Data provenance

Data provenance (also referred to as “data lineage”) is metadata that is paired with records that details the origin, changes to, and details supporting the confidence or validity of data. Data provenance is important for tracking down errors within data and attributing them to sources. Additionally, data provenance can be useful in reporting and auditing for business and research processes. 

Put most simply, the provenance of data helps to answer questions like “why was data produced,” “how was data produced,” “where was data produced,” “when was data produced,” and “by whom was data produced.” An example model of common provenance types can be seen below.

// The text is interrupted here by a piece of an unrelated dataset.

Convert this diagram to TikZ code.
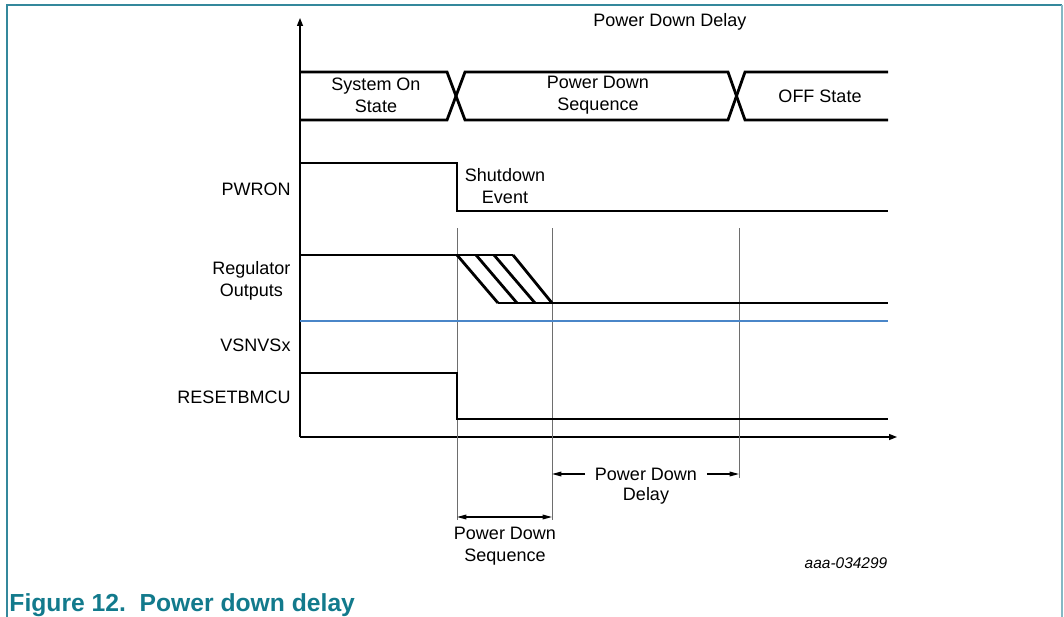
\documentclass[tikz,border=0pt]{standalone}
\usepackage{fontspec}
\setmainfont{Liberation Sans}
\usetikzlibrary{arrows.meta}
\definecolor{frameteal}{RGB}{52,136,156}
\definecolor{captionteal}{RGB}{18,122,140}
\definecolor{railblue}{RGB}{74,134,200}
\tikzset{every picture/.style={line width=0.75pt}}
\tikzset{
  signal/.style={line width=2.1pt, line join=miter},
  guide/.style={color={rgb, 255:red, 110; green, 110; blue, 110}, line width=0.7pt},
  axis/.style={line width=1pt, -{Triangle[length=6pt,width=4.5pt]}},
  dimtip/.style={line width=0.9pt, -{Triangle[length=7pt,width=3.5pt]}},
  dimboth/.style={line width=0.9pt, {Triangle[length=7pt,width=3.5pt]}-{Triangle[length=7pt,width=3.5pt]}},
  label/.style={inner sep=0.75pt, align=center}
}

\begin{document}
\begin{tikzpicture}[x=0.75pt,y=0.75pt,yscale=-1,xscale=1,font=\fontsize{13.5}{16.5}\selectfont]
\useasboundingbox (0,0) rectangle (1064,617);

%Frame
\draw [frameteal, line width=1.2pt] (7,617) -- (7,5) -- (1062,5) ;
\draw [frameteal!60, line width=1.2pt] (1062,5) -- (1062,617) ;

%Axes
\coordinate (origin) at (300,437);
\draw [axis] (origin) -- (300,18) ;
\draw [axis] (origin) -- (897,437) ;

%Time marks
\coordinate (tSd) at (457,0);
\coordinate (tEnd) at (552,0);
\coordinate (tOff) at (739,0);

%State bus
\draw [signal] (300,72) -- (447,72) -- (465,120) -- (728,120) -- (745,72) -- (888,72) ;
\draw [signal] (300,120) -- (447,120) -- (465,72) -- (728,72) -- (745,120) -- (888,120) ;

%PWRON
\draw [signal] (300,163) -- (457,163) -- (457,211) -- (888,211) ;

%Guide lines
\draw [guide] (tSd |- 0,228) -- (tSd |- 0,520) ;
\draw [guide] (tEnd |- 0,228) -- (tEnd |- 0,520) ;
\draw [guide] (tOff |- 0,228) -- (tOff |- 0,478) ;

%Regulator outputs
\draw [signal] (300,255) -- (513,255) ;
\draw [signal] (498,303) -- (888,303) ;
\foreach \xt/\xb in {457/498, 476/517, 494/535, 513/552}
  \draw [signal] (\xt,255) -- (\xb,303) ;

%VSNVSx
\draw [railblue, line width=2.1pt] (300,321) -- (888,321) ;

%RESETBMCU
\draw [signal] (300,373) -- (457,373) -- (457,419) -- (888,419) ;

% Text Node
\node [label] (ttlDelay) at (670,22) {Power Down Delay};
\node [label] (stOn) at (376,95) {System On\\State};
\node [label] (stSeq) at (598,95) {Power Down\\Sequence};
\node [label] (stOff) at (820,96) {OFF State};
\node [label] (evSd) at (505,186) {Shutdown\\Event};
\node [label, anchor=east] (lbPwron) at (292,189) {PWRON};
\node [label, anchor=east] (lbReg) at (292,281) {Regulator\\Outputs};
\node [label, anchor=east] (lbVsnvs) at (292,345) {VSNVSx};
\node [label, anchor=east] (lbReset) at (292,397) {RESETBMCU};

%Power down delay span
\node [label, inner sep=7pt] (pdDelay) at (646,474) {Power Down};
\node [label] (pdDelayB) at (646,496) {Delay};
\draw [dimtip] (pdDelay.west) -- (tEnd |- pdDelay.west) ;
\draw [dimtip] (pdDelay.east) -- (tOff |- pdDelay.east) ;

%Power down sequence span
\coordinate (seqL) at (tSd |- 0,517);
\coordinate (seqR) at (tEnd |- 0,517);
\draw [dimboth] (seqL) -- (seqR) ;
\node [label] (pdSeq) at (505,546) {Power Down\\Sequence};

\node [label, font=\itshape\fontsize{11.6}{14}\selectfont] (figId) at (846,563) {aaa-034299};

%Caption
\node [label, anchor=west, text=captionteal, font=\bfseries\fontsize{18.5}{20}\selectfont] (caption) at (8,605) {Figure 12.\ \ Power down delay};

\end{tikzpicture}
\end{document}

The W3 Provenance Incubator Group defines data provenance as

“a record that describes entities and processes involved in producing and delivering or otherwise influencing that resource. Provenance provides a critical foundation for assessing authenticity, enabling trust, and allowing reproducibility. Provenance assertions are a form of contextual metadata and can themselves become important records with their own provenance.”

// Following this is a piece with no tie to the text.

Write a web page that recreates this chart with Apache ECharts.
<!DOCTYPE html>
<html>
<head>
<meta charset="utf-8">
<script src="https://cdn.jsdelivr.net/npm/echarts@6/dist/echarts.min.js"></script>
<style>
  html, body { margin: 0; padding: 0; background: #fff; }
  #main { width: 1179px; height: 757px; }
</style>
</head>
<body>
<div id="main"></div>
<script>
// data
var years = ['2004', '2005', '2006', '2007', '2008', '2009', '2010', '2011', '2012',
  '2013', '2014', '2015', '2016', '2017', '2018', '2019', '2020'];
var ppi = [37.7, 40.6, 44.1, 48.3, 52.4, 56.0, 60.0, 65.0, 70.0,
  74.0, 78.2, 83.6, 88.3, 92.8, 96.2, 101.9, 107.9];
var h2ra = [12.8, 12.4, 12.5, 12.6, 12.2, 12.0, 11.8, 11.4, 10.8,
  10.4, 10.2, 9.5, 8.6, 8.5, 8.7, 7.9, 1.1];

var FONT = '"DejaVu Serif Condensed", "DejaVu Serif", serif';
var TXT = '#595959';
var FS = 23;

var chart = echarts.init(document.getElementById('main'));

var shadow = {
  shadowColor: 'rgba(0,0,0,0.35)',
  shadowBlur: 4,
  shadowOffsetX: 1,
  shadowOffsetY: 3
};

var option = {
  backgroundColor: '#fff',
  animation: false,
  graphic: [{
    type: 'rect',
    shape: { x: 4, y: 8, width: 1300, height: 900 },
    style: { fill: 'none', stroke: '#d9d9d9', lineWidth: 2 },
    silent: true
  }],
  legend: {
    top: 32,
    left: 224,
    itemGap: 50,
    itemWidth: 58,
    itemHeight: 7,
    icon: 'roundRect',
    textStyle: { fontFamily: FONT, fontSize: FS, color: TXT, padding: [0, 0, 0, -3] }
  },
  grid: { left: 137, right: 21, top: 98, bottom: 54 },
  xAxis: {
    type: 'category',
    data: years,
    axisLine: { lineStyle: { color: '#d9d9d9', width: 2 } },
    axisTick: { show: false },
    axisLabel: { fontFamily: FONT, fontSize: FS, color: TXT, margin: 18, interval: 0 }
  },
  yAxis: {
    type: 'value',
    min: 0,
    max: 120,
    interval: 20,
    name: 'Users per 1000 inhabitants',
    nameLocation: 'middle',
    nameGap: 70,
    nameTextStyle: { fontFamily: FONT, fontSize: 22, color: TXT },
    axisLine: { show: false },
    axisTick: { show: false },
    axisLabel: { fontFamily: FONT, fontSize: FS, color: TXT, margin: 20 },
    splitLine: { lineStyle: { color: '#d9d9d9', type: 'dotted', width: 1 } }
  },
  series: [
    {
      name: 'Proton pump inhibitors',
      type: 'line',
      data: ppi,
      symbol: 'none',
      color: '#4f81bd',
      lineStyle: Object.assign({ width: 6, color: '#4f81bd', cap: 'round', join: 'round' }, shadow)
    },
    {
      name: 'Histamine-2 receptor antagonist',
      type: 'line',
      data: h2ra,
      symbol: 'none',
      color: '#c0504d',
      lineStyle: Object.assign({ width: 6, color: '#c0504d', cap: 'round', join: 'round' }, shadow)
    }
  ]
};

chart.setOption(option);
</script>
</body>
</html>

Examples of fields supporting data provenance highlighted

The primary metadata points related to data provenance include:

  • Data origin
  • How data is transformed or augmented
  • Where data moves over time

The primary uses of data provenance include: 

  • Validation of data
  • Debugging of faulty data
  • Regeneration of lost or corrupted data
  • Analysis of Data Dependency
  • Auditing and Compliance Rationales

The extent to which data provenance is important to an organization and implemented is typically influenced by: 

  • An enterprise’s data management strategy
  • Regulations and Legal Requirements
  • Reporting requirements
  • Confidence requirements for critical segments of org data
  • Data impact analysis

The primary motivations for producing and preserving data provenance include:

  • Building credibility and trust in data, analysis and reporting
  • Protect reproducibility in reporting and analysis

Unstructured data and data provenance

An estimated 80-90% of organizational data is unstructured. Additionally, the web is by-in-large almost entirely unstructured. Combined, this means that most organizations deal with unstructured data as at least some portion of nearly all of their data-centered activities. Sources of unstructured data of use to organizations are also growing much faster (as a share of utilized data and in total) than structured and curated data silos. Big data in particular is dominated by unstructured data sources, with an estimated 90% of big data residing in this form. 

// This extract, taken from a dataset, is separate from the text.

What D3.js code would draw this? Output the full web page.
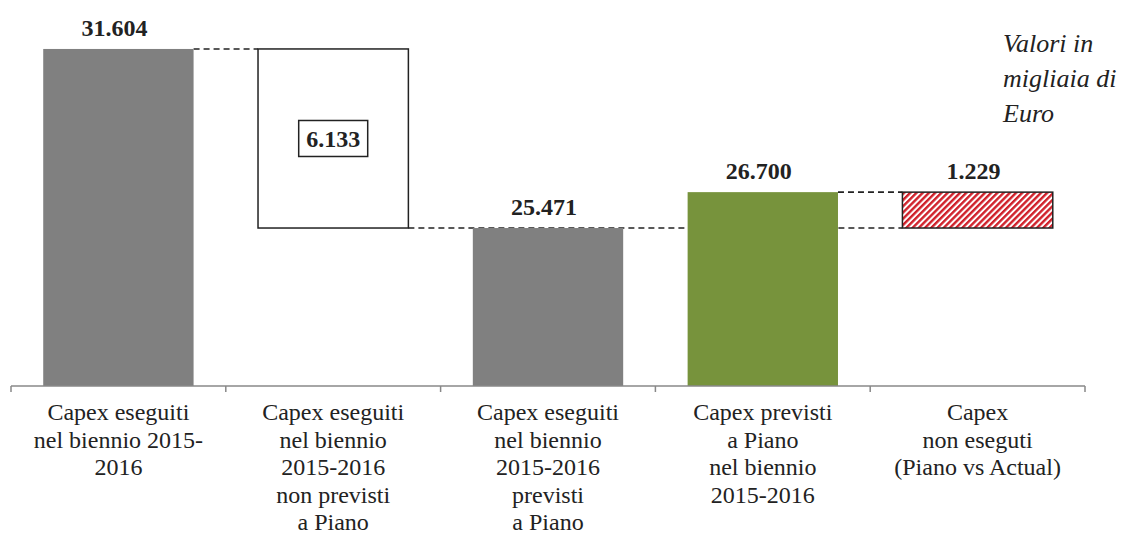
<!DOCTYPE html>
<html>
<head>
<meta charset="utf-8">
<script src="https://cdn.jsdelivr.net/npm/d3@7.9.0/dist/d3.min.js"></script>
<style>
  html, body { margin: 0; padding: 0; background: #fff; }
  svg { display: block; font-family: 'Liberation Serif', 'Times New Roman', serif; }
</style>
</head>
<body>
<svg id="chart" width="1121" height="534"></svg>
<script>
// categories (multi-line axis labels)
const categories = [
  ['Capex eseguiti', 'nel biennio 2015-', '2016'],
  ['Capex eseguiti', 'nel biennio', '2015-2016', 'non previsti', 'a Piano'],
  ['Capex eseguiti', 'nel biennio', '2015-2016', 'previsti', 'a Piano'],
  ['Capex previsti', 'a Piano', 'nel biennio', '2015-2016'],
  ['Capex', 'non eseguti', '(Piano vs Actual)']
];
const values = [31604, 6133, 25471, 26700, 1229];
const kinds = ['total', 'delta', 'total', 'total', 'delta'];
const fills = ['#808080', '#ffffff', '#808080', '#77933c', 'url(#hatch)'];
const note = ['Valori in', 'migliaia di', 'Euro'];

const svg = d3.select('#chart');
const fmt = d3.formatLocale({ decimal: ',', thousands: '.', grouping: [3], currency: ['', ''] }).format(',');

// hatch pattern for the last bar
const defs = svg.append('defs');
const pat = defs.append('pattern')
  .attr('id', 'hatch')
  .attr('patternUnits', 'userSpaceOnUse')
  .attr('width', 4.4)
  .attr('height', 4.4)
  .attr('patternTransform', 'rotate(45)');
pat.append('rect').attr('width', 4.4).attr('height', 4.4).attr('fill', '#fff');
pat.append('rect').attr('width', 2.4).attr('height', 4.4).attr('fill', '#d0202a');

// waterfall start / end for each bar
const yBase = 20060;
const bars = values.map((v, i) => {
  if (kinds[i] === 'delta') {
    const top = values[i - 1];
    return { i, value: v, y0: top - v, y1: top, kind: kinds[i] };
  }
  return { i, value: v, y0: yBase, y1: v, kind: kinds[i] };
});

const x = d3.scaleBand()
  .domain(d3.range(categories.length))
  .range([11, 1085])
  .paddingInner(0.3)
  .paddingOuter(0.15);

const y = d3.scaleLinear()
  .domain([yBase, 32000])
  .range([386, 37.4]);

const step = x.step();
const edge = (i) => x(i) - step * 0.15;

// dashed connectors
const conn = svg.append('g')
  .attr('stroke', '#222')
  .attr('stroke-width', 1.6)
  .attr('stroke-dasharray', '6,4');
conn.append('line')
  .attr('x1', x(0) + x.bandwidth()).attr('x2', x(1))
  .attr('y1', y(values[0])).attr('y2', y(values[0]));
conn.append('line')
  .attr('x1', x(1) + x.bandwidth()).attr('x2', x(4))
  .attr('y1', y(values[2])).attr('y2', y(values[2]));
conn.append('line')
  .attr('x1', x(3) + x.bandwidth()).attr('x2', x(4))
  .attr('y1', y(values[3])).attr('y2', y(values[3]));

// bars
svg.append('g')
  .selectAll('rect')
  .data(bars)
  .join('rect')
  .attr('x', (d) => x(d.i))
  .attr('width', x.bandwidth())
  .attr('y', (d) => y(d.y1))
  .attr('height', (d) => y(d.y0) - y(d.y1))
  .attr('fill', (d) => fills[d.i])
  .attr('stroke', (d) => (d.kind === 'delta' ? '#222' : 'none'))
  .attr('stroke-width', 1.5);

// axis line with ticks
const axis = svg.append('g').attr('stroke', '#888').attr('stroke-width', 1.5);
axis.append('line')
  .attr('x1', 11).attr('x2', 1085)
  .attr('y1', y(yBase)).attr('y2', y(yBase));
d3.range(categories.length + 1).forEach((k) => {
  const xx = k < categories.length ? edge(k) : edge(k - 1) + step;
  axis.append('line')
    .attr('x1', xx).attr('x2', xx)
    .attr('y1', y(yBase)).attr('y2', y(yBase) + 6);
});

// value labels
bars.forEach((d) => {
  const cx = x(d.i) + x.bandwidth() / 2;
  if (d.kind === 'delta' && d.i === 1) {
    const cy = (y(d.y0) + y(d.y1)) / 2;
    svg.append('rect')
      .attr('x', cx - 34.5).attr('y', cy - 18)
      .attr('width', 69).attr('height', 36)
      .attr('fill', '#fff').attr('stroke', '#222').attr('stroke-width', 1.5);
    svg.append('text')
      .attr('x', cx).attr('y', cy + 9)
      .attr('text-anchor', 'middle')
      .attr('font-size', 24).attr('font-weight', 'bold').attr('fill', '#222')
      .text(fmt(d.value));
  } else {
    svg.append('text')
      .attr('x', cx - 4).attr('y', y(d.y1) - 13)
      .attr('text-anchor', 'middle')
      .attr('font-size', 24).attr('font-weight', 'bold').attr('fill', '#222')
      .text(fmt(d.value));
  }
});

// category labels
categories.forEach((lines, i) => {
  const t = svg.append('text')
    .attr('text-anchor', 'middle')
    .attr('font-size', 24)
    .attr('fill', '#222');
  lines.forEach((ln, j) => {
    t.append('tspan')
      .attr('x', x(i) + x.bandwidth() / 2)
      .attr('y', 420 + j * 27.5)
      .text(ln);
  });
});

// note
const nt = svg.append('text')
  .attr('font-size', 26)
  .attr('font-style', 'italic')
  .attr('fill', '#222');
note.forEach((ln, j) => {
  nt.append('tspan').attr('x', 1003).attr('y', 52 + j * 35).text(ln);
});
</script>
</body>
</html>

We should note that just because data is unstructured doesn’t mean it’s entirely chaotic. Rather, data is considered unstructured primarily because it (a) doesn’t reside in a database, or (b) doesn’t neatly fit into a database structure. 

Two of the main issues organizations face when dealing with unstructured data include: 

  • Being able to prepare and unbox exactly what data is saying
  • Being able to source the validity or origin of given data points (data provenance)

Diffbot’s Automatic Extraction APIs, Knowledge Graph, or Enhance are all potential solutions for these issues with unstructured data. 

Data Provenance and Diffbot

In a sense examples of data provenance are “facts about facts.” In Diffbot’s Knowledge Graph™ confidence scores are calculated for every fact as sources for data are compared and integrated into records. 

What is a confidence score in Diffbot’s Knowledge Graph?

Each fact has a confidence score that represents our level of belief on whether this fact is correct or not. A confidence score of one means that we’re absolutely certain that this fact is correct — while a confidence score of zero means we’re absolutely certain this fact is incorrect. We currently discard facts whose confidence score is below 0.5.
What is a “fact” within Diffbot’s Knowledge Graph? 
Within DIffbot’s Knowledge Graph, facts are sourced data points about a given entity. As entities within the Knowledge Graph are contextually linked, a fact may also pertain to multiple entities. An example of this could be seen through the statement “Albert Einstein won the Nobel Prize.” This fact could be included within the Albert Einstein entity as one of his “awards won.” Simultaneously the Nobel Prize entity could include Albert Einstein within a field “recipients of.” 
On average each of the entities within the Knowledge Graph has 22-25 facts. Each fact has an average of three origins or sources. The culmination of these validated facts of traceable origin is the single largest collection of web data that provides for data provenance.